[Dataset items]
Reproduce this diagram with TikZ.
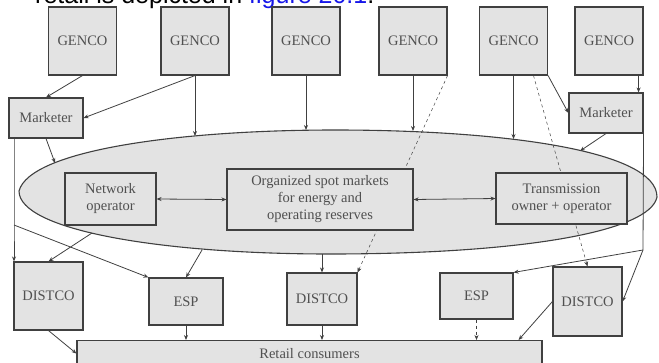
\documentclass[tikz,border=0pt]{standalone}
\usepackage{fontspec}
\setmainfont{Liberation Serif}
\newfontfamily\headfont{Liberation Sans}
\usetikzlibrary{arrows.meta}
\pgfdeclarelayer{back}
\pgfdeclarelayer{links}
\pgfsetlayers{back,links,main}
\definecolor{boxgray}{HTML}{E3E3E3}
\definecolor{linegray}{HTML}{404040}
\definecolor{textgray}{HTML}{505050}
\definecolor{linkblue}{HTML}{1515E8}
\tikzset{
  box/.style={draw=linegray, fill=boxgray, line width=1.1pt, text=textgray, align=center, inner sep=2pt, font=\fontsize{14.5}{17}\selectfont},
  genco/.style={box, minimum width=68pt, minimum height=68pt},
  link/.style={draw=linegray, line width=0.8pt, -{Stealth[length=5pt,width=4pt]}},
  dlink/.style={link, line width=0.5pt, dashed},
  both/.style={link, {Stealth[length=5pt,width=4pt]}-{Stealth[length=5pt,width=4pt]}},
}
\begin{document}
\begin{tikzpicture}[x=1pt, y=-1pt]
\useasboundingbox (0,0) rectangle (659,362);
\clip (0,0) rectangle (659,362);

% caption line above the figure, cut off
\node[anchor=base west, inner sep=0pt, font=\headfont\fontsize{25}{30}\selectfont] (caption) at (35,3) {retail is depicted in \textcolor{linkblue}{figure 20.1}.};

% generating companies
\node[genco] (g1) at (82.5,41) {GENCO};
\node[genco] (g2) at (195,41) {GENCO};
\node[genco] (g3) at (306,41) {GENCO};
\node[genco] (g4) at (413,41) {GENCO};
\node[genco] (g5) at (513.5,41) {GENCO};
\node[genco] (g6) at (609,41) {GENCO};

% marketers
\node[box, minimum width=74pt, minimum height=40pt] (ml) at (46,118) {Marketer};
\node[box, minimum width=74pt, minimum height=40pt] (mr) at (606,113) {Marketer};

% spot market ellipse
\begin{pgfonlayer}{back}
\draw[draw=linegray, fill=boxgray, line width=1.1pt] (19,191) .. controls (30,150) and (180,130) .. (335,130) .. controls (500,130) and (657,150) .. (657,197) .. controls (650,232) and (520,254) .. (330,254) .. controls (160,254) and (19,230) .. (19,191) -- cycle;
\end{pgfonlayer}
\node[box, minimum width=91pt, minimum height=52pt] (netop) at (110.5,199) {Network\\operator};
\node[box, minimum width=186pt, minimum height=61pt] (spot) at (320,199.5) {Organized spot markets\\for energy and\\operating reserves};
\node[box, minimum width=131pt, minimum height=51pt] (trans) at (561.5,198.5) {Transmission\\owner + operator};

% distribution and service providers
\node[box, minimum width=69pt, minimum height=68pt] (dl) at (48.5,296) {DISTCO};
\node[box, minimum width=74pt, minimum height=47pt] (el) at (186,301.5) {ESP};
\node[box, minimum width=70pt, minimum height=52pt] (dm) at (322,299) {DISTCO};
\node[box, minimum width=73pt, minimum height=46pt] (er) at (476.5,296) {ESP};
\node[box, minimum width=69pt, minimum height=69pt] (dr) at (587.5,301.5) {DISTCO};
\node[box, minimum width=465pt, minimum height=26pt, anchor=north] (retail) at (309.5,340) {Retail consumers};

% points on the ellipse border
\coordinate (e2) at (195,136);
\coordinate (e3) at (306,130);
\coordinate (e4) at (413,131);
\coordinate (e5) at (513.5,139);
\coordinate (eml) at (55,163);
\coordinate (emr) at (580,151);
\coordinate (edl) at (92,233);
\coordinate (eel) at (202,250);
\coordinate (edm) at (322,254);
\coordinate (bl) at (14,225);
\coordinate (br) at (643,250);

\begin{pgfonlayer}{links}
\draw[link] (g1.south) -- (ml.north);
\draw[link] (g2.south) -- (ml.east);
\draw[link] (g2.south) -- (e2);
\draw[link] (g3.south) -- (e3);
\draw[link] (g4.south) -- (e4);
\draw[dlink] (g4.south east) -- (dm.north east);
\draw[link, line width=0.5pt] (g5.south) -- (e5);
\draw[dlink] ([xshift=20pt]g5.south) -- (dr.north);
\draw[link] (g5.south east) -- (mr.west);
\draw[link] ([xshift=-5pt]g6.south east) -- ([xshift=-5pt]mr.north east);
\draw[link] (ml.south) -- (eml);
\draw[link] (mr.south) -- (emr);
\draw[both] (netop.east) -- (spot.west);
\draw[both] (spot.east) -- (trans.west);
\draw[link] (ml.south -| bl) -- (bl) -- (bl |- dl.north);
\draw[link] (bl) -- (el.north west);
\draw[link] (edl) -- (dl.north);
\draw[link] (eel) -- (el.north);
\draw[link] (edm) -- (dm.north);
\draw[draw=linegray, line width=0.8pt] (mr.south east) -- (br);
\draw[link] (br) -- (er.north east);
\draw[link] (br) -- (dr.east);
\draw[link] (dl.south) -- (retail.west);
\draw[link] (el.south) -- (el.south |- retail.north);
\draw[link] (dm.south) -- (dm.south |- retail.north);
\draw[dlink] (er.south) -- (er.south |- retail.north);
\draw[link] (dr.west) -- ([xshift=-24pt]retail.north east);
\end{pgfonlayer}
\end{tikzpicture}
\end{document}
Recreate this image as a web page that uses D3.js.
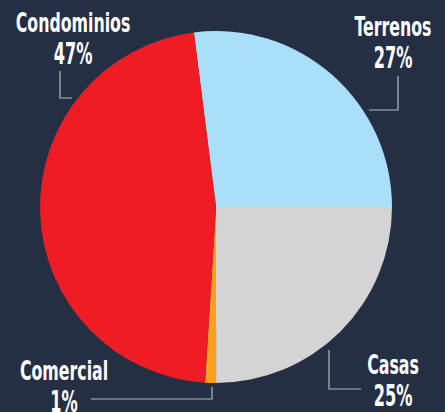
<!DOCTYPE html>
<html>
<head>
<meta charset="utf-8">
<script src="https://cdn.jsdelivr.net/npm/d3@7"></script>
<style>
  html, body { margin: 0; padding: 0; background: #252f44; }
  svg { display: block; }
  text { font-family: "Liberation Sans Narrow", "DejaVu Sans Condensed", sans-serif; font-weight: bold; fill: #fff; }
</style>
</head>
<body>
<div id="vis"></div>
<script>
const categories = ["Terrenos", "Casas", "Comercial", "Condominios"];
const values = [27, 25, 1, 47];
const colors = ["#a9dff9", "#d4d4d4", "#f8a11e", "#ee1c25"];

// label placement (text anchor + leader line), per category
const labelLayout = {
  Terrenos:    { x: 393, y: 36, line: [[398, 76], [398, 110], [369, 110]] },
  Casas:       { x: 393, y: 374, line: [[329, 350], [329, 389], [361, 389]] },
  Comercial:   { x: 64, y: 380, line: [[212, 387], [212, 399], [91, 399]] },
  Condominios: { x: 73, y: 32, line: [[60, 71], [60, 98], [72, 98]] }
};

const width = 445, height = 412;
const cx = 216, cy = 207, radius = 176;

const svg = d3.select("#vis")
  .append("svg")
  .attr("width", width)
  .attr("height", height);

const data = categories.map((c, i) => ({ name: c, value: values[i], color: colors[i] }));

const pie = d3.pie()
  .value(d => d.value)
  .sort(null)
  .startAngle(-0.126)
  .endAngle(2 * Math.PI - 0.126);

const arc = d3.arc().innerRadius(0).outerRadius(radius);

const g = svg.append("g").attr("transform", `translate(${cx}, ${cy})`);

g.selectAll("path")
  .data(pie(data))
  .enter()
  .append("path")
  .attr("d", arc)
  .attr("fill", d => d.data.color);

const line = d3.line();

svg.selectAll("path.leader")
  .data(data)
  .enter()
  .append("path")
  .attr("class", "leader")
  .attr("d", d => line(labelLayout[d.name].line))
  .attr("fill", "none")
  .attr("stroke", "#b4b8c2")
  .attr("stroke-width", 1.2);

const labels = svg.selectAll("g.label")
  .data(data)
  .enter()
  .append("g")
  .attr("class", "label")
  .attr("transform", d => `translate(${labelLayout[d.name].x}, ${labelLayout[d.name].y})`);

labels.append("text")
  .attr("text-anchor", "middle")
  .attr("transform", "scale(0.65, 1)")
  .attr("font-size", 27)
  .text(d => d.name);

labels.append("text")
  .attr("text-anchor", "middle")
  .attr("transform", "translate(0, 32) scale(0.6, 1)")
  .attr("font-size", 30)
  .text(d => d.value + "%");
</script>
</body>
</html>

> **Directions for this task**
Starting at the line containing "Recreate this image" and ending at the line containing "Math.PI - 0.126);", copy those lines exactly, both included, and nothing more. Leave out any picture.

> **Output**
Recreate this image as a web page that uses D3.js.
<!DOCTYPE html>
<html>
<head>
<meta charset="utf-8">
<script src="https://cdn.jsdelivr.net/npm/d3@7"></script>
<style>
  html, body { margin: 0; padding: 0; background: #252f44; }
  svg { display: block; }
  text { font-family: "Liberation Sans Narrow", "DejaVu Sans Condensed", sans-serif; font-weight: bold; fill: #fff; }
</style>
</head>
<body>
<div id="vis"></div>
<script>
const categories = ["Terrenos", "Casas", "Comercial", "Condominios"];
const values = [27, 25, 1, 47];
const colors = ["#a9dff9", "#d4d4d4", "#f8a11e", "#ee1c25"];

// label placement (text anchor + leader line), per category
const labelLayout = {
  Terrenos:    { x: 393, y: 36, line: [[398, 76], [398, 110], [369, 110]] },
  Casas:       { x: 393, y: 374, line: [[329, 350], [329, 389], [361, 389]] },
  Comercial:   { x: 64, y: 380, line: [[212, 387], [212, 399], [91, 399]] },
  Condominios: { x: 73, y: 32, line: [[60, 71], [60, 98], [72, 98]] }
};

const width = 445, height = 412;
const cx = 216, cy = 207, radius = 176;

const svg = d3.select("#vis")
  .append("svg")
  .attr("width", width)
  .attr("height", height);

const data = categories.map((c, i) => ({ name: c, value: values[i], color: colors[i] }));

const pie = d3.pie()
  .value(d => d.value)
  .sort(null)
  .startAngle(-0.126)
  .endAngle(2 * Math.PI - 0.126);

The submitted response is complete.